Het overgrote deel van de deelnemers is ervan overtuigd dat klimaatverandering bestaat, dat menselijk handelen een belangrijke oorzaak is van klimaatverandering, en dat klimaatverandering negatieve gevolgen zal hebben. Een kleine minderheid  gelooft niet in klimaatverandering of in menselijke oorzaken, of verwacht niet dat klimaatverandering negatieve gevolgen zal hebben. Deelnemers zijn het grotendeels eens dat het vervangen van fossiele energie door niet-fossiele energiebronnen (zon, wind, aardwarmte) noodzakelijk is om klimaatverandering tegen te gaan. De meningen zijn meer verdeeld over of het mogelijk is om zo aan de energiebehoefte te voldoen. In het algemeen willen Groningers hun eigen energieverbruik verminderen en overstappen van fossiele naar schone energiebronnen. Maar mensen twijfelen ook of hun eigen besparingen en gebruik van duurzame energie invloed zal hebben op het tegengaan van klimaatverandering.

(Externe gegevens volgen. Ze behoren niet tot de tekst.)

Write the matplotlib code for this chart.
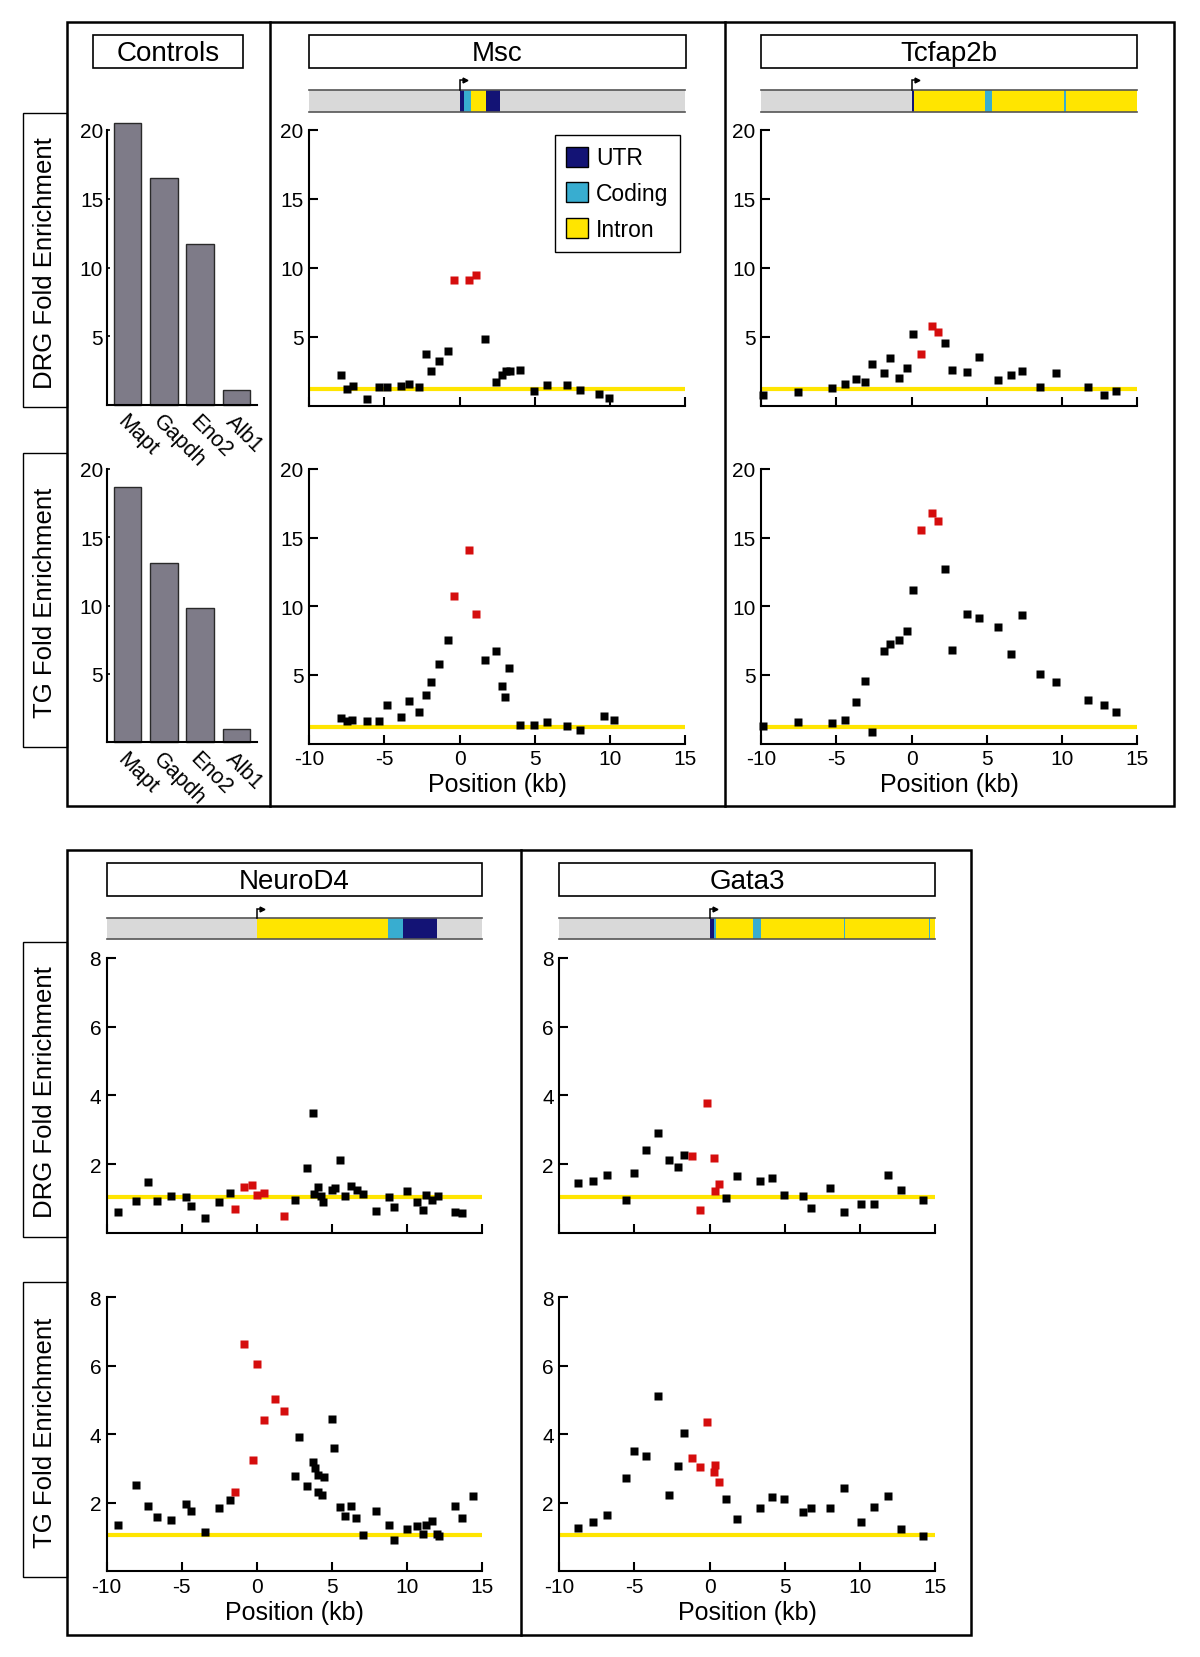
import numpy as np
import matplotlib.pyplot as plt
from matplotlib.patches import Rectangle, Patch

plt.rcParams['font.family'] = ['Liberation Sans', 'DejaVu Sans']
plt.rcParams['axes.unicode_minus'] = False

# ---- data ----
control_genes = ['Mapt', 'Gapdh', 'Eno2', 'Alb1']
control_drg = [20.5, 16.5, 11.7, 1.1]
control_tg = [18.7, 13.1, 9.8, 1.0]

msc_drg_x = [-7.89, -7.47, -7.11, -6.16, -5.36, -4.8, -3.91, -3.36, -2.67, -2.22, -1.93, -1.36, -0.8,
             1.69, 2.4, 2.82, 3.07, 3.33, 4.04, 4.93, 5.84, 7.16, 8.04, 9.29, 9.96]
msc_drg_y = [2.23, 1.21, 1.45, 0.48, 1.33, 1.33, 1.38, 1.57, 1.33, 3.73, 2.54, 3.22, 3.95,
             4.84, 1.69, 2.23, 2.47, 2.54, 2.59, 1.02, 1.5, 1.5, 1.16, 0.85, 0.56]
msc_drg_red_x = [-0.38, 0.6, 1.11]
msc_drg_red_y = [9.08, 9.08, 9.44]

msc_tg_x = [-7.89, -7.47, -7.16, -6.16, -5.36, -4.8, -3.91, -3.36, -2.67, -2.22, -1.93, -1.36, -0.8,
            1.69, 2.4, 2.82, 3.0, 3.29, 4.04, 4.93, 5.82, 7.16, 8.04, 9.6, 10.29]
msc_tg_y = [1.84, 1.63, 1.72, 1.63, 1.67, 2.82, 1.92, 3.08, 2.33, 3.5, 4.51, 5.8, 7.52,
            6.12, 6.77, 4.17, 3.37, 5.49, 1.36, 1.36, 1.6, 1.31, 0.95, 1.97, 1.72]
msc_tg_red_x = [-0.38, 0.6, 1.11]
msc_tg_red_y = [10.78, 14.1, 9.44]

tcfap2b_x = [-9.89, -7.56, -5.29, -4.4, -3.69, -3.07, -2.6, -1.82, -1.42, -0.82, -0.31, 0.11,
             2.24, 2.69, 3.67, 4.47, 5.73, 6.62, 7.31, 8.56, 9.6, 11.71, 12.76, 13.6]
tcfap2b_drg_y = [0.78, 0.97, 1.28, 1.57, 1.94, 1.7, 3.03, 2.33, 3.47, 2.01, 2.74, 5.16,
                 4.51, 2.57, 2.42, 3.54, 1.82, 2.23, 2.54, 1.33, 2.33, 1.33, 0.73, 1.04]
tcfap2b_tg_y = [1.26, 1.6, 1.46, 1.72, 3.01, 4.54, 0.83, 6.72, 7.26, 7.57, 8.2, 11.21,
                12.72, 6.84, 9.42, 9.13, 8.52, 6.53, 9.37, 5.05, 4.47, 3.18, 2.77, 2.33]
tcfap2b_red_x = [0.6, 1.33, 1.76]
tcfap2b_drg_red_y = [3.76, 5.74, 5.33]
tcfap2b_tg_red_y = [15.58, 16.8, 16.24]

neurod4_drg_x = [-9.27, -8.04, -7.22, -6.62, -5.71, -4.73, -4.38, -3.42, -2.53, -1.78,
                 2.53, 3.36, 3.73, 3.84, 4.11, 4.29, 4.4, 5.0, 5.22, 5.56,
                 5.89, 6.29, 6.67, 7.11, 7.96, 8.84, 9.18, 10.0, 10.67, 11.07,
                 11.29, 11.67, 12.11, 13.22, 13.69]
neurod4_drg_y = [0.61, 0.93, 1.47, 0.91, 1.06, 1.03, 0.79, 0.44, 0.9, 1.17,
                 0.95, 1.88, 3.48, 1.13, 1.32, 1.08, 0.88, 1.25, 1.29, 2.12,
                 1.08, 1.35, 1.25, 1.13, 0.64, 1.03, 0.76, 1.2, 0.88, 0.67,
                 1.11, 0.96, 1.08, 0.61, 0.56]
neurod4_drg_red_x = [-1.42, -0.84, -0.29, 0.04, 0.51, 1.82]
neurod4_drg_red_y = [0.69, 1.34, 1.39, 1.11, 1.15, 0.5]

neurod4_tg_x = [-9.27, -8.04, -7.22, -6.62, -5.71, -4.73, -4.38, -3.42, -2.53, -1.78,
                2.53, 2.82, 3.36, 3.73, 3.89, 4.11, 4.11, 4.33, 4.51, 5.0,
                5.16, 5.56, 5.89, 6.29, 6.62, 7.11, 7.96, 8.84, 9.18, 10.0,
                10.67, 11.07, 11.29, 11.67, 12.0, 12.18, 13.22, 13.69, 14.4]
neurod4_tg_y = [1.35, 2.52, 1.9, 1.6, 1.5, 1.96, 1.77, 1.16, 1.84, 2.09,
                2.79, 3.91, 2.5, 3.2, 3.03, 2.81, 2.31, 2.24, 2.74, 4.45,
                3.6, 1.87, 1.62, 1.9, 1.55, 1.06, 1.77, 1.35, 0.92, 1.24,
                1.31, 1.09, 1.35, 1.48, 1.09, 1.04, 1.9, 1.55, 2.19]
neurod4_tg_red_x = [-1.42, -0.84, -0.24, 0.0, 0.51, 1.22, 1.82]
neurod4_tg_red_y = [2.32, 6.63, 3.25, 6.05, 4.43, 5.03, 4.69]

gata3_x = [-8.73, -7.78, -6.84, -5.56, -5.0, -4.22, -3.4, -2.67, -2.13, -1.67, 1.11, 1.84,
           3.33, 4.18, 4.93, 6.2, 6.78, 8.0, 8.93, 10.09, 10.93, 11.89, 12.71, 14.2]
gata3_drg_y = [1.44, 1.51, 1.69, 0.96, 1.73, 2.42, 2.89, 2.13, 1.9, 2.27, 1.0, 1.66,
               1.5, 1.58, 1.1, 1.08, 0.71, 1.29, 0.61, 0.83, 0.83, 1.69, 1.25, 0.95]
gata3_tg_y = [1.25, 1.43, 1.65, 2.71, 3.52, 3.38, 5.11, 2.23, 3.08, 4.04, 2.11, 1.53,
              1.84, 2.16, 2.11, 1.72, 1.84, 1.84, 2.42, 1.43, 1.89, 2.19, 1.24, 1.02]
gata3_red_x = [-1.18, -0.67, -0.18, 0.27, 0.38, 0.6]
gata3_drg_red_y = [2.22, 0.67, 3.78, 2.19, 1.2, 1.42]
gata3_tg_red_y = [3.3, 3.04, 4.35, 2.91, 3.1, 2.6]

# gene structures (start kb, end kb, kind)
msc_gene = [(0.0, 0.27, 'UTR'), (0.27, 0.78, 'Coding'), (0.78, 1.78, 'Intron'), (1.78, 2.67, 'UTR')]
tcfap2b_gene = [(0.0, 0.18, 'UTR'), (0.18, 15.0, 'Intron'), (4.89, 5.33, 'Coding'), (10.15, 10.25, 'Coding')]
neurod4_gene = [(0.0, 8.78, 'Intron'), (8.78, 9.73, 'Coding'), (9.73, 12.04, 'UTR')]
gata3_gene = [(0.0, 0.27, 'UTR'), (0.27, 0.44, 'Coding'), (0.44, 15.0, 'Intron'), (2.87, 3.4, 'Coding'),
              (8.93, 9.03, 'Coding'), (14.62, 14.7, 'Coding')]

# baseline (yellow line)
base_20 = 1.22
base_8 = 1.05

YELLOW = '#ffe500'
RED = '#d50d0d'
NAVY = '#131375'
CYAN = '#38add0'
part_colors = {'UTR': NAVY, 'Coding': CYAN, 'Intron': YELLOW}

W, H = 1200, 1658
fig = plt.figure(figsize=(W / 100, H / 100), dpi=100)


def px_axes(l, t, r, b):
    return fig.add_axes([l / W, 1 - b / H, (r - l) / W, (b - t) / H])


# overlay for frames and labels
ov = fig.add_axes([0, 0, 1, 1])
ov.set_xlim(0, W)
ov.set_ylim(H, 0)
ov.axis('off')


def box(x0, y0, x1, y1, lw):
    ov.add_patch(Rectangle((x0, y0), x1 - x0, y1 - y0, fill=False, ec='black', lw=lw))


box(66.7, 22.5, 1174, 807, 1.8)
ov.plot([270, 270], [22.5, 807], color='black', lw=1.8)
ov.plot([724.5, 724.5], [22.5, 807], color='black', lw=1.8)
box(66.7, 851, 971, 1636, 1.8)
ov.plot([521, 521], [851, 1636], color='black', lw=1.8)

side_boxes = [(114.3, 408.3, 'DRG Fold Enrichment'), (454, 748.3, 'TG Fold Enrichment'),
              (942.7, 1238, 'DRG Fold Enrichment'), (1283.3, 1577.7, 'TG Fold Enrichment')]
for y0, y1, lab in side_boxes:
    box(22.7, y0, 66.7, y1, 1.0)
    ov.text(44.7, (y0 + y1) / 2 + 2, lab, rotation=90, ha='center', va='center', fontsize=18.5)

title_boxes = [(93.3, 36, 243.3, 69.3, 'Controls'), (309.3, 36, 685.7, 69.3, 'Msc'),
               (761, 36, 1137.3, 69.3, 'Tcfap2b'), (106.7, 864, 481.7, 897.3, 'NeuroD4'),
               (559.3, 864, 935, 897.3, 'Gata3')]
for x0, y0, x1, y1, lab in title_boxes:
    box(x0, y0, x1, y1, 1.2)
    ov.text((x0 + x1) / 2, (y0 + y1) / 2 + 1, lab, ha='center', va='center', fontsize=20)


def style_axes(ax):
    for s in ['top', 'right']:
        ax.spines[s].set_visible(False)
    for s in ['left', 'bottom']:
        ax.spines[s].set_linewidth(1.5)
    ax.set_facecolor('none')


def control_panel(ax, vals):
    ax.bar(range(4), vals, width=0.76, color='#7e7b88', edgecolor='#2a2a2a', lw=1, clip_on=False)
    ax.set_xlim(-0.56, 3.57)
    ax.set_ylim(0, 20)
    ax.set_yticks([5, 10, 15, 20])
    style_axes(ax)
    ax.tick_params(axis='y', direction='in', length=2.5, width=1.2, labelsize=15, pad=3)
    ax.set_xticks(range(4))
    ax.set_xticklabels(control_genes, rotation=-45, ha='left', va='top',
                       rotation_mode='anchor', fontsize=15.5)
    ax.tick_params(axis='x', length=0, pad=4)


def scatter_panel(ax, x, y, rx, ry, ymax, yticks, base, bottom_row):
    ax.axhline(base, color=YELLOW, lw=3, zorder=1)
    ax.plot(x, y, 's', color='black', ms=6.4, mec='none', clip_on=False, zorder=3)
    ax.plot(rx, ry, 's', color=RED, ms=6.4, mec='none', clip_on=False, zorder=3)
    ax.set_xlim(-10, 15)
    ax.set_ylim(0, ymax)
    ax.set_xticks([-10, -5, 0, 5, 10, 15])
    ax.set_yticks(yticks)
    style_axes(ax)
    ax.tick_params(direction='in', length=6.5, width=1.5, labelsize=15, pad=4)
    if bottom_row:
        ax.set_xlabel('Position (kb)', fontsize=18, va='center')
        ax.xaxis.set_label_coords(0.5, -0.147)
    else:
        ax.set_xticklabels([])


def gene_bar(ax, parts):
    ax.set_xlim(-10, 15)
    ax.set_ylim(0, 1)
    ax.axis('off')
    ax.add_patch(Rectangle((-10, 0), 25, 1, fc='#d9d9d9', ec='none'))
    for s, e, kind in parts:
        ax.add_patch(Rectangle((s, 0), e - s, 1, fc=part_colors[kind], ec='none'))
    ax.plot([-10, 15], [1, 1], color='#555555', lw=1.2, clip_on=False)
    ax.plot([-10, 15], [0, 0], color='#555555', lw=1.2, clip_on=False)
    ax.plot([0.02, 0.02, 0.3], [1, 1.42, 1.42], color='black', lw=1.1, clip_on=False,
            solid_joinstyle='miter')
    ax.plot([0.38], [1.42], marker='>', color='black', ms=3.5, clip_on=False)


# controls
control_panel(px_axes(107.3, 131, 257.3, 406), control_drg)
control_panel(px_axes(107.3, 470, 257.3, 743.3), control_tg)

# Msc
gene_bar(px_axes(309.3, 90.7, 685, 112.7), msc_gene)
ax = px_axes(309.3, 131, 685, 406.5)
scatter_panel(ax, msc_drg_x, msc_drg_y, msc_drg_red_x, msc_drg_red_y, 20, [5, 10, 15, 20], base_20, False)
ax.legend(handles=[Patch(fc=part_colors[k], ec='black', lw=1, label=k) for k in ['UTR', 'Coding', 'Intron']],
          loc='upper right', bbox_to_anchor=(0.987, 0.982), borderaxespad=0, fontsize=16.5,
          fancybox=False, edgecolor='black', framealpha=1, handlelength=0.97, handleheight=0.97,
          labelspacing=0.55, borderpad=0.5, handletextpad=0.35).get_frame().set_linewidth(1)
ax = px_axes(309.3, 470, 685, 744.5)
scatter_panel(ax, msc_tg_x, msc_tg_y, msc_tg_red_x, msc_tg_red_y, 20, [5, 10, 15, 20], base_20, True)

# Tcfap2b
gene_bar(px_axes(761, 90.7, 1137.3, 112.7), tcfap2b_gene)
ax = px_axes(761, 131, 1137.3, 406.5)
scatter_panel(ax, tcfap2b_x, tcfap2b_drg_y, tcfap2b_red_x, tcfap2b_drg_red_y, 20, [5, 10, 15, 20], base_20, False)
ax = px_axes(761, 470, 1137.3, 744.5)
scatter_panel(ax, tcfap2b_x, tcfap2b_tg_y, tcfap2b_red_x, tcfap2b_tg_red_y, 20, [5, 10, 15, 20], base_20, True)

# NeuroD4
gene_bar(px_axes(106.7, 919, 481.7, 940), neurod4_gene)
ax = px_axes(106.7, 959, 481.7, 1233.7)
scatter_panel(ax, neurod4_drg_x, neurod4_drg_y, neurod4_drg_red_x, neurod4_drg_red_y, 8, [2, 4, 6, 8], base_8, False)
ax = px_axes(106.7, 1298.3, 481.7, 1572.3)
scatter_panel(ax, neurod4_tg_x, neurod4_tg_y, neurod4_tg_red_x, neurod4_tg_red_y, 8, [2, 4, 6, 8], base_8, True)

# Gata3
gene_bar(px_axes(559.3, 919, 935, 940), gata3_gene)
ax = px_axes(559.3, 959, 935, 1233.7)
scatter_panel(ax, gata3_x, gata3_drg_y, gata3_red_x, gata3_drg_red_y, 8, [2, 4, 6, 8], base_8, False)
ax = px_axes(559.3, 1298.3, 935, 1572.3)
scatter_panel(ax, gata3_x, gata3_tg_y, gata3_red_x, gata3_tg_red_y, 8, [2, 4, 6, 8], base_8, True)

fig.savefig('out.png', dpi=100)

 Publieke acceptatie van duurzame energie
Groningers vinden hernieuwbare energie redelijk acceptabel. Dit geldt vooral voor zonnepanelen op daken, gevolgd door windmolens op zee, zonneparken, geothermie, biomassa, en in mindere mate windmolens op land. Kernenergie is gemiddeld genomen onacceptabel. Verder vindt men het verminderen van aardgasgebruik (in het algemeen en eigen gebruik) en vervangen van aardgas door niet-fossiele energie over het algemeen acceptabel.

 Windmolens op land

Deelnemers oordelen meest positief over de gevolgen van het opwekken van windenergie op land voor het klimaat en milieu en voor toekomstige generaties. Men oordeelt gemiddeld negatiever over lokale en/of persoonlijke gevolgen, zoals voor natuur en landschap, de waarde van huizen, en de aantrekkelijkheid van de woonomgeving. Groningers vinden windmolens acceptabeler op industrieterreinen of bij infrastructuur, en gemiddeld niet acceptabel bij dorpen of steden en in natuurgebieden. Het blijkt dat de acceptatie van windmolens op land hoger is wanneer aan verschillende voorwaarden wordt voldaan. Bijvoorbeeld als inwoners de schone energie direct kunnen gebruiken, als de kosten en baten eerlijk worden verdeeld, en als men betrokken wordt bij besluitvorming. Slechts een minderheid geeft aan dat windmolens op land nooit acceptabel zijn. Goda Perlaviciute: “Uit onze bevindingen blijkt dat Groningers in het algemeen geen sterke negatieve of positieve emoties ervaren als men denkt aan windmolens op land. Echter er zijn individuen die sterkere emoties hebben met betrekking tot windmolens in hun omgeving.”

 Groningers betrekken bij besluitvorming

Uit de resultaten blijkt dat Groningers graag betrokken willen worden bij beleids- en besluitvorming over concrete projecten bij hen in de buurt, en ook meer bij besluitvorming op lokaal niveau dan op regionaal en nationaal niveau. Verder laat het onderzoek zien dat men publieke participatie in verschillende fases en in diverse vormen overwegend wenselijk vindt, maar dat men denkt dat mensen op dit moment nauwelijks worden betrokken. Lorenzo Squintani: “Dit suggereert een discrepantie tussen wat men verwacht van participatie en hoe men dit daadwerkelijk ervaart. Dit roept belangrijke vragen op over hoe mensen beter betrokken kunnen worden bij besluitvorming over de energietransitie in de provincie Groningen.”